Lemon Law and Leases

Two posts in one day? What, too much caffeine, Bob? No, I’m just addressing some of the questions we’ve been hearing frequently from consumers contacting us for assistance or advice.

Evidently some dealers and manufacturers have been telling consumers of leased vehicles that they do not have the same “lemon law” rights when they lease cars. This is not accurate. The fact of a lease does have some impact upon a consumer’s lemon law rights, but the consumer yet retains substantially the same lemon law rights as purchasers of vehicles. Here are the points you need to know:

  1. In a lease, you really do not have any equity in the car so your damages are usually limited to your inception payment and your payments into the vehicle. If the manufacturer or dealer agrees to unwind the lease, you need to make sure that the lease is being paid off in the settlement so this does not remain an obligation which ultimately could affect your credit.
  2. Many manufacturers argue for a larger “mileage offset” for leases, because, they claim, the mileage on the vehicle is a greater percentage of the more limited period of the lease as opposed to the longer period of “permanent ownership” in the event of a sale. This is a negotiation point to be worked out on a case-by-case basis, depending upon the total circumstance.
  3. In general, if you wait until late into the lease to bring your lemon law claim, the manufacturers will more than likely ignore you on the basis that your lease is substantially used up. So, for instance, if you have a three-year lease and you bring your lemon law claim after 18 months, you stand a far greater chance of getting a good result than if you wait until 28 months into the lease. The longer you wait, the more likely the manufacturer will just sit back and say, “The lease is almost up–let’s ignore this lemon law claim.”
  4. Many leases include a “residual value” (agreed-upon value upon lease expiration, most frequently used to calculate the cost of purchasing the vehicle) as a part of the lease. If the residual value is less than the total lease payoff, some manufacturers try to “sucker” consumers into believing that the manufacturer is only responsible for paying the residual value, not the lease pay-off, when the case settles. Ignore this crap. If you win your lemon law claim, you have a right to have your lease completely paid off. Settlements may vary and, depending on the circumstances, may or may not accomplish complete payoff of the lease, but this is no reason to buy into this poor argument from manufacturers that the residual value has anything to do with settling the case.
  5. If you exceed your mileage allotment significantly, this will negatively affect the strength of your lemon law claim.
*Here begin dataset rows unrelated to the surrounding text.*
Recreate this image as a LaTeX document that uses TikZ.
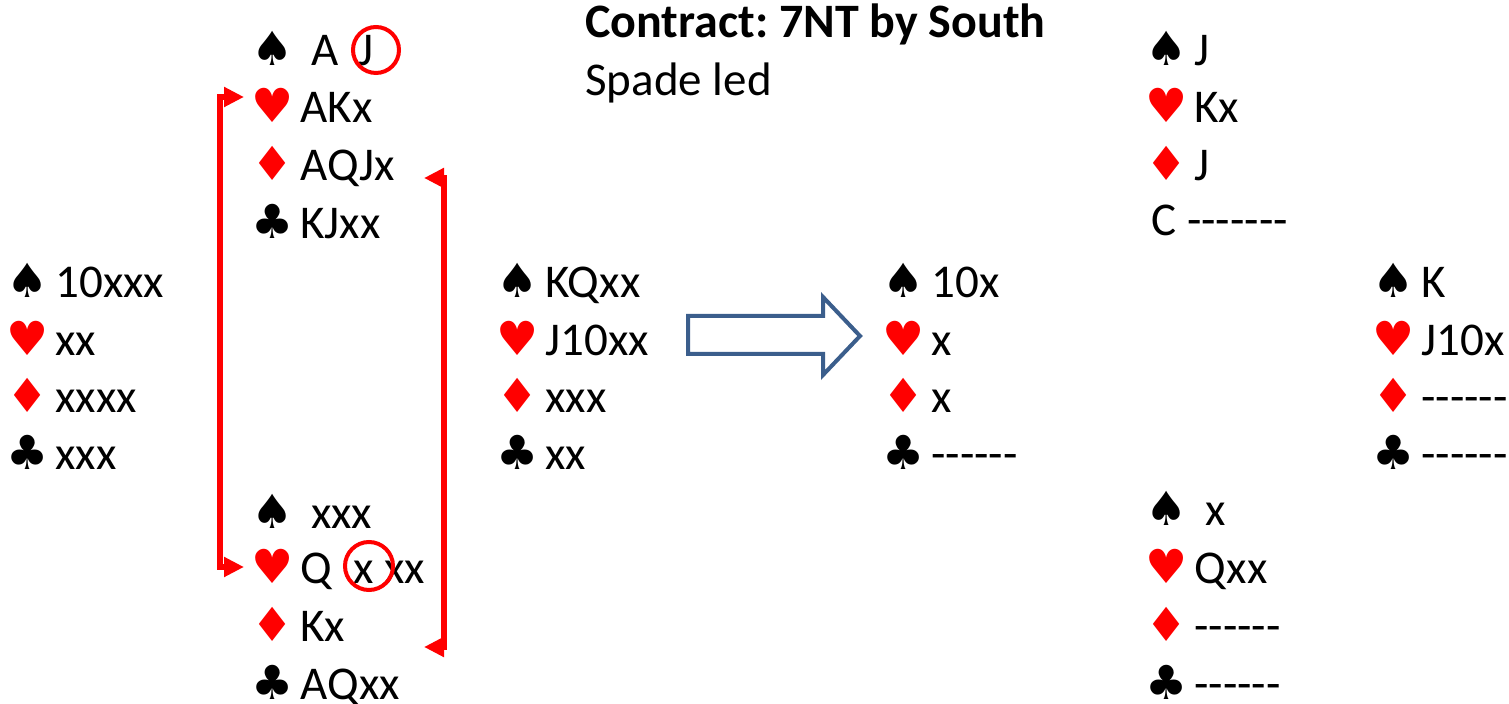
\documentclass[tikz,border=0pt]{standalone}
\usepackage{fontspec}
\setmainfont{Carlito}[Ligatures=TeXOff]
\newfontfamily\suitfont{DejaVu Sans}
\usetikzlibrary{arrows.meta}
\definecolor{arrowblue}{HTML}{3B5E8C}
\frenchspacing
\newcommand{\suitbox}[2]{\makebox[15pt][c]{\suitfont\color{#1}#2}\hspace{6.5pt}}
\newcommand{\spd}{\suitbox{black}{♠}}
\newcommand{\hrt}{\suitbox{red}{♥}}
\newcommand{\dmd}{\suitbox{red}{♦}}
\newcommand{\clb}{\suitbox{black}{♣}}

\begin{document}
\begin{tikzpicture}[x=0.5pt,y=-0.5pt,
  row/.style={anchor=base west, inner sep=0pt, font=\fontsize{23.5}{28}\selectfont},
  title/.style={anchor=base west, inner sep=0pt, font=\fontsize{24}{28}\selectfont\bfseries},
  bracket/.style={red, line width=2.8pt, {Triangle[length=10pt,width=9.5pt]}-{Triangle[length=10pt,width=9.5pt]}},
  ring/.style={red, line width=2pt}]
\useasboundingbox (0,0) rectangle (1509,704);

% header
\node[title] (contract) at (585,38) {Contract: 7NT by South};
\node[row] (lead) at (585,96) {Spade led};

% full deal: West
\node[row] (ws) at (12,298) {\spd 10xxx};
\node[row] (wh) at (12,356) {\hrt xx};
\node[row] (wd) at (12,413) {\dmd xxxx};
\node[row] (wc) at (12,470) {\clb xxx};
% North
\node[row] (ns) at (257,66) {\spd\ A\ \hspace{5pt}J};
\node[row] (nh) at (257,123) {\hrt AKx};
\node[row] (nd) at (257,181) {\dmd AQJx};
\node[row] (nc) at (257,239) {\clb KJxx};
% East
\node[row] (es) at (502,298) {\spd KQxx};
\node[row] (eh) at (502,356) {\hrt J10xx};
\node[row] (ed) at (502,413) {\dmd xxx};
\node[row] (ec) at (502,470) {\clb xx};
% South
\node[row] (ss) at (257,529) {\spd\ xxx};
\node[row] (sh) at (257,584) {\hrt Q\ \ x xx};
\node[row] (sd) at (257,642) {\dmd Kx};
\node[row] (sc) at (257,699) {\clb AQxx};

% circled cards
\draw[ring] (376,50) circle [radius=11.5pt];
\draw[ring] (369,566) circle [radius=12pt];

% red brackets
\coordinate (htop) at (244,97);
\coordinate (hbot) at (244,567);
\coordinate (dtop) at (424,178);
\coordinate (dbot) at (424,647);
\draw[bracket] (htop) -- (220,97) -- (220,567) -- (hbot);
\draw[bracket] (dtop) -- (444,178) -- (444,647) -- (dbot);

% block arrow
\draw[arrowblue, line width=2pt, line join=miter, fill=white]
  (688,316) -- (823,316) -- (823,297) -- (860,336) -- (823,375)
  -- (823,354) -- (688,354) -- cycle;

% end position: West
\node[row] (w2s) at (888,298) {\spd 10x};
\node[row] (w2h) at (888,356) {\hrt x};
\node[row] (w2d) at (888,413) {\dmd x};
\node[row] (w2c) at (888,470) {\clb ------};
% North
\node[row] (n2s) at (1151,66) {\spd J};
\node[row] (n2h) at (1151,123) {\hrt Kx};
\node[row] (n2d) at (1151,181) {\dmd J};
\node[row] (n2c) at (1151,236) {C -------};
% East
\node[row] (e2s) at (1378,298) {\spd K};
\node[row] (e2h) at (1378,356) {\hrt J10x};
\node[row] (e2d) at (1378,413) {\dmd ------};
\node[row] (e2c) at (1378,470) {\clb ------};
% South
\node[row] (s2s) at (1151,526) {\spd\ x};
\node[row] (s2h) at (1151,584) {\hrt Qxx};
\node[row] (s2d) at (1151,642) {\dmd ------};
\node[row] (s2c) at (1151,699) {\clb ------};
\end{tikzpicture}
\end{document}
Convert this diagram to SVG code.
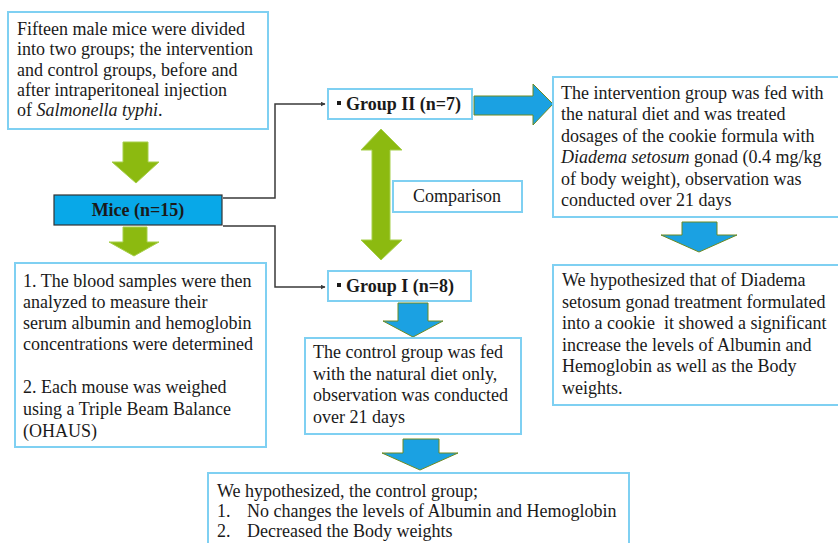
<svg xmlns="http://www.w3.org/2000/svg" width="838" height="543" viewBox="0 0 838 543">
<style>
.box{fill:#fff;stroke:#7fd0f2;stroke-width:2}
.t{font-family:"Liberation Serif","Times New Roman",serif;font-size:18px;fill:#1a1a1a}
.b{font-weight:bold}
.g{fill:#8cba10;stroke:#a6cf4a;stroke-width:1}
.bl{fill:#1ba1e2;stroke:#6d8a22;stroke-width:1}
.conn{fill:none;stroke:#3a3a3a;stroke-width:1.5}
</style>
<defs>
<marker id="ah" viewBox="0 0 10 10" refX="9" refY="5" markerWidth="5" markerHeight="5" orient="auto" markerUnits="userSpaceOnUse">
<path d="M0,0 L10,5 L0,10 z" fill="#3a3a3a"/>
</marker>
</defs>
<rect width="838" height="543" fill="#fff"/>
<g id="connectors">
<path class="conn" d="M223,198 H275 V104 H325" marker-end="url(#ah)"/>
<path class="conn" d="M223,226 H275 V287 H325" marker-end="url(#ah)"/>
<polygon class="g" points="123,142 148,142 148,162 159,162 136,183 112,162 123,162"/>
<polygon class="g" points="123,227 147,227 147,242 159,242 134,256 109,242 123,242"/>
<polygon class="g" points="372,150 361,150 381,129 402,150 390,150 390,240 402,240 381,260 361,240 372,240"/>
<polygon class="bl" points="474,96 533,96 533,84 553,104 533,125 533,115 474,115"/>
<polygon class="bl" points="682,222 717,222 717,235 737,235 699,252 661,235 682,235"/>
<polygon class="bl" points="398,303 428,303 428,321 443,321 413,337 383,321 398,321"/>
<polygon class="bl" points="403,439 439,439 439,453 458,453 420,470 382,453 403,453"/>
</g>
<g id="intro">
<rect class="box" x="8" y="12" width="260" height="117"/>
<text class="t" x="17" y="35">Fifteen male mice were divided</text>
<text class="t" x="17" y="55">into two groups; the intervention</text>
<text class="t" x="17" y="76">and control groups, before and</text>
<text class="t" x="17" y="96">after intraperitoneal injection</text>
<text class="t" x="17" y="116">of <tspan font-style="italic">Salmonella typhi</tspan>.</text>
</g>
<g id="mice">
<rect x="54" y="195" width="168" height="30" fill="#08a8e8" stroke="#333" stroke-width="1.2"/>
<text class="t b" x="138" y="216" text-anchor="middle">Mice (n=15)</text>
</g>
<g id="measures">
<rect class="box" x="15" y="263" width="251" height="184"/>
<text class="t" x="23" y="287">1. The blood samples were then</text>
<text class="t" x="23" y="308">analyzed to measure their</text>
<text class="t" x="23" y="329">serum albumin and hemoglobin</text>
<text class="t" x="23" y="350">concentrations were determined</text>
<text class="t" x="23" y="393">2. Each mouse was weighed</text>
<text class="t" x="23" y="415">using a Triple Beam Balance</text>
<text class="t" x="23" y="437">(OHAUS)</text>
</g>
<g id="group2">
<rect class="box" x="328" y="89" width="144" height="30"/>
<rect x="337" y="101" width="4" height="4" fill="#1a1a1a"/>
<text class="t b" x="346" y="110">Group II (n=7)</text>
</g>
<g id="group1">
<rect class="box" x="328" y="271" width="143" height="30"/>
<rect x="337" y="283" width="4" height="4" fill="#1a1a1a"/>
<text class="t b" x="346" y="292">Group I (n=8)</text>
</g>
<g id="comparison">
<rect class="box" x="393" y="181" width="129" height="31"/>
<text class="t" x="457" y="202" text-anchor="middle">Comparison</text>
</g>
<g id="intervention">
<rect class="box" x="553" y="77" width="300" height="140"/>
<text class="t" x="561" y="99">The intervention group was fed with</text>
<text class="t" x="561" y="120">the natural diet and was treated</text>
<text class="t" x="561" y="142">dosages of the cookie formula with</text>
<text class="t" x="561" y="163"><tspan font-style="italic">Diadema setosum</tspan> gonad (0.4 mg/kg</text>
<text class="t" x="561" y="185">of body weight), observation was</text>
<text class="t" x="561" y="206">conducted over 21 days</text>
</g>
<g id="hyp-intervention">
<rect class="box" x="553" y="265" width="300" height="140"/>
<text class="t" x="562" y="286">We hypothesized that of Diadema</text>
<text class="t" x="562" y="308">setosum gonad treatment formulated</text>
<text class="t" x="562" y="329" xml:space="preserve">into a cookie  it showed a significant</text>
<text class="t" x="562" y="351">increase the levels of Albumin and</text>
<text class="t" x="562" y="372">Hemoglobin as well as the Body</text>
<text class="t" x="562" y="394">weights.</text>
</g>
<g id="control">
<rect class="box" x="305" y="338" width="216" height="96"/>
<text class="t" x="313" y="358">The control group was fed</text>
<text class="t" x="313" y="380">with the natural diet only,</text>
<text class="t" x="313" y="401">observation was conducted</text>
<text class="t" x="313" y="423">over 21 days</text>
</g>
<g id="hyp-control">
<rect class="box" x="208" y="473" width="421" height="80"/>
<text class="t" x="217" y="497">We hypothesized, the control group;</text>
<text class="t" x="217" y="517">1.</text>
<text class="t" x="247" y="517">No changes the levels of Albumin and Hemoglobin</text>
<text class="t" x="217" y="537">2.</text>
<text class="t" x="247" y="537">Decreased the Body weights</text>
</g>
</svg>
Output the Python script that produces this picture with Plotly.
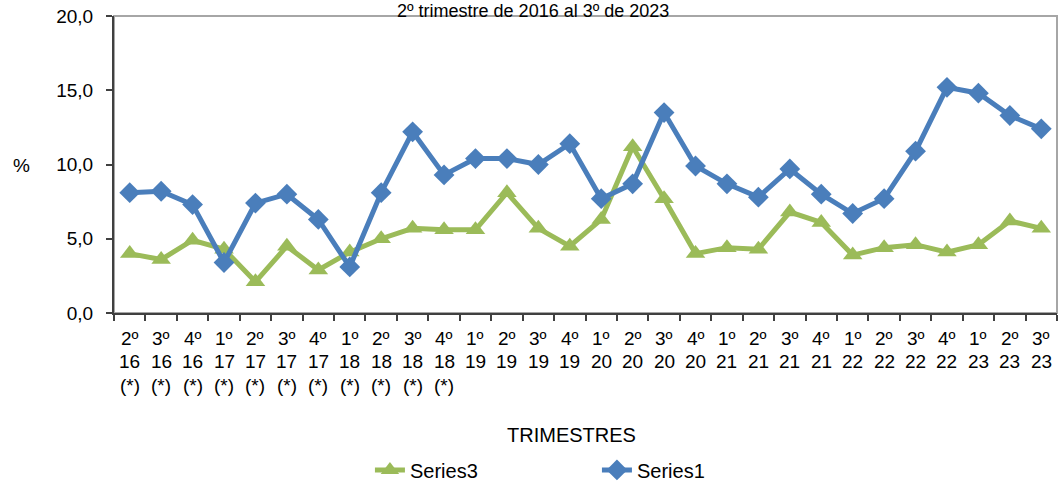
import plotly.graph_objects as go

quarters = ["2º","3º","4º","1º","2º","3º","4º","1º","2º","3º","4º","1º","2º","3º","4º",
            "1º","2º","3º","4º","1º","2º","3º","4º","1º","2º","3º","4º","1º","2º","3º"]
years = ["16","16","16","17","17","17","17","18","18","18","18","19","19","19","19",
         "20","20","20","20","21","21","21","21","22","22","22","22","23","23","23"]
notes = ["(*)"] * 11 + [""] * 19

series1 = [8.1, 8.2, 7.3, 3.4, 7.4, 8.0, 6.3, 3.1, 8.1, 12.2, 9.3, 10.4, 10.4, 10.0, 11.4,
           7.7, 8.7, 13.5, 9.9, 8.7, 7.8, 9.7, 8.0, 6.7, 7.7, 10.9, 15.2, 14.8, 13.3, 12.4]
series3 = [4.0, 3.6, 4.9, 4.3, 2.1, 4.5, 2.9, 4.1, 5.0, 5.7, 5.6, 5.6, 8.1, 5.7, 4.5,
           6.3, 11.2, 7.7, 4.0, 4.4, 4.3, 6.8, 6.1, 3.9, 4.4, 4.6, 4.1, 4.6, 6.2, 5.7]

title_text = "2º trimestre de 2016 al 3º de 2023"
x_title = "TRIMESTRES"
y_title = "%"

cats = [f"{q} {y} {n}".strip() + f"#{i}" for i, (q, y, n) in enumerate(zip(quarters, years, notes))]

FONT = "Liberation Sans, Arial, sans-serif"
GREEN = "#9bbb59"
BLUE = "#4a7ebb"
W, H = 1060, 483
L, R, T, B = 114, 3, 16, 170
PW, PH = W - L - R, H - T - B

fig = go.Figure()
fig.add_trace(go.Scatter(x=cats, y=series3, name="Series3", mode="lines+markers",
                         line=dict(color=GREEN, width=5),
                         marker=dict(symbol="triangle-up", size=17, color=GREEN)))
fig.add_trace(go.Scatter(x=cats, y=series1, name="Series1", mode="lines+markers",
                         line=dict(color=BLUE, width=5),
                         marker=dict(symbol="diamond", size=16, color=BLUE)))

annotations = []
for i, c in enumerate(cats):
    for row, txt in enumerate([quarters[i], years[i], notes[i]]):
        if not txt:
            continue
        annotations.append(dict(x=c, xref="x", y=0, yref="paper", yanchor="middle",
                                xanchor="center", yshift=-(25 + 23.5 * row), text=txt,
                                showarrow=False, font=dict(family=FONT, size=19, color="#000")))

annotations.append(dict(x=(21 - L) / PW, xref="paper", y=(H - B - 166) / PH, yref="paper",
                        xanchor="center", yanchor="middle", text=y_title, showarrow=False,
                        font=dict(family=FONT, size=19, color="#000")))
annotations.append(dict(x=(533 - L) / PW, xref="paper", y=1, yref="paper", xanchor="center",
                        yanchor="top", yshift=T + 1, text=title_text, showarrow=False,
                        font=dict(family=FONT, size=18, color="#000")))
annotations.append(dict(x=(571 - L) / PW, xref="paper", y=0, yref="paper", xanchor="center",
                        yanchor="middle", yshift=-(435 - (H - B)), text=x_title, showarrow=False,
                        font=dict(family=FONT, size=20, color="#000")))

fig.update_layout(
    width=W, height=H,
    margin=dict(l=L, r=R, t=T, b=B),
    paper_bgcolor="white", plot_bgcolor="white",
    font=dict(family=FONT, size=19, color="#000"),
    separators=",.",
    showlegend=True,
    legend=dict(orientation="h", xref="container", yref="container",
                x=0.349, xanchor="left", y=0.027, yanchor="middle",
                entrywidth=182, entrywidthmode="pixels",
                font=dict(family=FONT, size=20, color="#000")),
    annotations=annotations,
)

fig.add_shape(type="rect", xref="paper", yref="paper", x0=0, x1=1, y0=0, y1=1,
              line=dict(color="#a6a6a6", width=2), layer="below")

fig.update_xaxes(type="category", range=[-0.5, len(cats) - 0.5], showgrid=False,
                 showticklabels=False, tickson="boundaries", ticks="outside", ticklen=6,
                 tickcolor="#404040", tickwidth=1.5,
                 showline=True, linecolor="#404040", linewidth=2, zeroline=False)
fig.update_yaxes(range=[0, 20], dtick=5, tick0=0, tickformat=".1f", showgrid=False,
                 ticks="outside", ticklen=6, tickcolor="#404040", tickwidth=1.5,
                 showline=True, linecolor="#404040", linewidth=2, zeroline=False,
                 tickfont=dict(family=FONT, size=19, color="#000"), ticklabelstandoff=9)

fig.write_html("out.html", config={"displayModeBar": False},
               post_script="document.body.style.margin='0';")
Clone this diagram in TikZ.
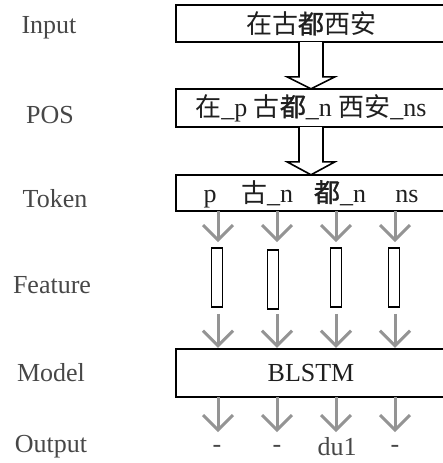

As with all lemon law cases, if you can afford to limit your driving of the vehicle, or even park it, this will improve chances of winning and of getting full compensation.
  6. Whether you buy the car at lease expiration is up to you, and you can continue with your lemon law claim on a leased vehicle even if the lease is expired and you have had to turn in your car. However, since you no longer have the car, the case is obviously worth less total money and it usually makes more sense to settle for some cash compensation once the vehicle’s lease has expired.
  7. If you have a lease fraud or a finance fraud claim, this normally is not treated as a lemon law claim and involves a whole different set of rights about which you should consult us directly.

I hope these brief pointers help out with those of you out there who have leased their vehicles. Thanks for reading.